Qui peut nous emmener près du soleil ? 
Là où, selon l’intuition brûlante d’un enfant participant à la résidence en milieu scolaire, il serait possible d’approcher l’endroit idéal pour apprendre et échanger. Marie Preston et Yoan Sorin sont artistes invités cette année, ils sont intervenus auprès de quatre classes des deux écoles primaires d’Embrun, Pasteur et Cézanne. 
 

Qui peut nous emmener pr è s du soleil ?  est une expérience et une exposition collaborative qui sont sous-tendues par la question de la transmission et ses conditions au sein de l’école bien-sûr mais aussi en-dehors, poursuivant l’idée d’une société éducatrice. Marie Preston et Yoan Sorin ont moins défini un cadre qu’imaginer des mises en relation et de nouvelles manières de faire et d’apprendre auprès des autres : les camarades de classes, les enseignants, les familles et tous ceux souhaitent partager leurs savoir-faire.

 

 


La découverte est possible partout, ici comme ailleurs. Les enfants ont ainsi visité Le Gabion, un centre de formation en terre crue situé en périphérie d’Embrun et ils ont été initiés à la pratique de la vannerie par Lucile Bou, une artisane haut-alpine. Il s’est agi de déplacer le regard, créer les conditions du dépaysement par l’apprentissage de gestes nouveaux, l’appréhension physique de matériaux et la mise en commun d’intuitions. Un partage sensible du faire qui a côtoyé, tout le temps de la résidence, des moments d’écriture, de restitutions d’impressions et d’émotions.

 

 

Marie Preston, dont la recherche artistique porte sur les pratiques de co-créatio n, notamment leur lien avec les pédagogies alternatives expérimentées  depuis les années 70 en France, a proposé aux élèves et leurs professeurs de réaliser un journal scolaire sur le modèle de celui imaginé par Célestin Freinet dans la première moitié du XXème siècle. Après avoir adapté les outils professionnels de l’imprimerie aux enfants, le pédagogue avait fait installer le matériel d’impression en classe. Les élèves pouvaient ainsi l’utiliser de manière coopérative et témoigner de leurs activités en cours. 
 

 

Ici, l’artiste et chercheuse a suggéré que le journal se déploie sous différentes formes : des livrets et des affiches, largement distribués et diffusés dans les écoles et la ville le temps de la résidence, puis dans l’exposition sous la forme d’une édition. Parallèlement la radio Ram 05 et le Dauphiné Libéré ont mis à disposition sur leurs supports respectifs des espaces de libre expression.

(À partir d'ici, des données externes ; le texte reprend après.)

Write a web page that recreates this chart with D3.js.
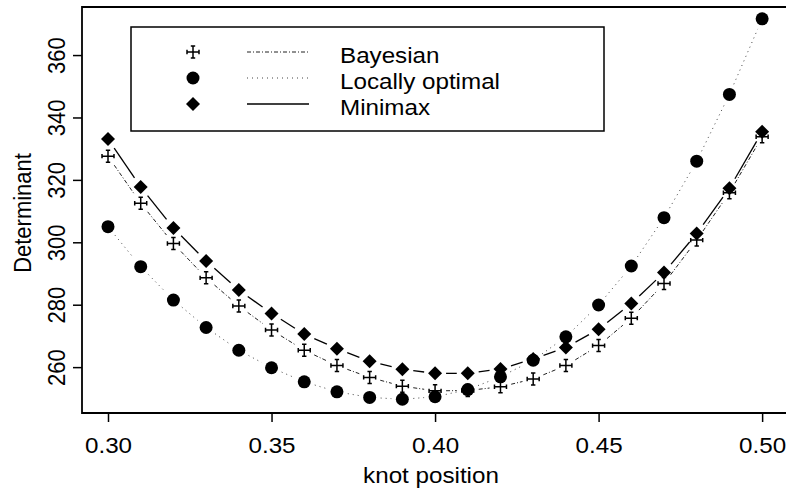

Toutes les semaines, en plus de découvrir les rouages de la presse papier et les studios d’enregistrement radiophonique, les enfants ont livré leurs impressions sur l’expérience menée au plus grand nombre. Ce projet n’avait de sens que s’il débordait du contexte même de l’institution à savoir l’école et le centre d’art. Il fallait faire entendre les voix des enfants hors des cadres qui leurs sont habituellement dédiés et les mêler parmi toutes les autres.

L’exposition Qui peut nous emmener pr è s du soleil ?   contient l’histoire de sa conception, elle a été pensée sur place, à mesure des échanges avec et entre tous les protagonistes du projet.   Avant la résidence, Yoan Sorin n’avait aucune idée préconçue de la forme qu’elle prendrait. C’est d’ailleurs une de ses habitudes de travail, une manière pour lui d’être parfaitement à l’écoute d’un lieu, de son histoire et de celles et ceux qui l’animent. L’artiste se nourrit aussi bien des pratiques artisanales rencontrées que des récits entendus. Il traduit les gestes, les formes et mots des autres en une langue intuitive hybride.

 
 
 
 

À partir des dessins et textes libres des élèves citant régulièrement la cabane dans les bois, le soleil immense et les animaux sauvages comme décor rêvé de leur vie d’enfant, il a construit aux Capucins un concentré de paysage, dans lequel chacun peut projeter ses désirs de nature, de convivialité, de solitude aussi. Un endroit foisonnant, jalonné de ponts, rivières et passerelles comme autant de cheminements possibles de la pensée, parce que l’histoire de cette exposition n’est pas linéaire, parce qu’elle est avant tout animée par le travail de l’imagination dont le terrain est toujours instable, en mouvement. 

Avec Qui peut nous emmener pr è s du soleil ?  Yoan Sorin conjugue le singulier avec le pluriel, à l’image de la grande peinture murale qui rythme l’exposition et réalisée à tour de rôle par tous les élèves de la résidence. Par l’application de quelques délicats liserés de bleus ciel et verts d’eau, l’artiste fait entendre une musique harmonieuse dans le brouhaha charmant et exalté des dessins d’enfants juxtaposés.